In 2022 Anna Vanderbruggen, a young French researcher, was awarded the prestigious EIT (European Institute of Innovation and Technology) prize for her groundbreaking solution for graphite recycling. Graphite makes up almost a quarter of lithium-ion batteries. Up to now, recycling this component was considered non-profitable and because it is so readily available at low cost, Europe sources nearly all the graphite it needs from China.

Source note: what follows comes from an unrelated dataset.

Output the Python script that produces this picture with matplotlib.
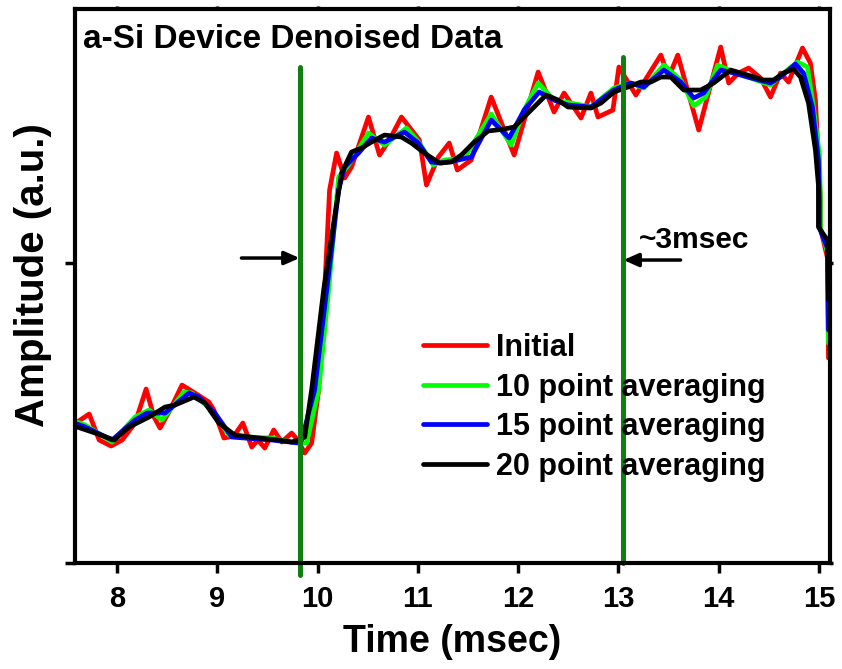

The demand for batteries is in a steep upward curve, driven by the imperative to switch to green and renewable energy. Vanderbruggen’s pioneering work could help counter Europe’s dependency on China and fulfil the continent’s growing need for graphite from recycling resources instead. The 29-year-old scientist’s method for extracting graphite from crushed lithium-ion batteries consists of immersing this so called black mass in water and injecting reagents and air bubbles. At the same time the process allows to filter out the battery’s metal components nickel, cobalt, lithium and magnanese.
Experts say that theoretically manufacturers are now able to recycle almost all the materials used in batteries. Indeed, Aurubis, one of Europe’s largest producers of non-ferrous metals confirms that 95% of the metals inside black mass can be regenerated. The French mining company Eramet and Belgium’s Umicore admit to the same. However, most of their recycling initiatives are pilot projects.
The European Union has recently put in place some measures for a sustainable value-chain: The first one requires that by 2031 EV batteries should contain 16% of recycled cobalt and 6% of recycled lithium and nickel. Also by 2031 manufacturers must recycle at least 70% of battery components. “Recovering new components such as graphite will help them meet these requirements”, says Anna Vanderbruggen.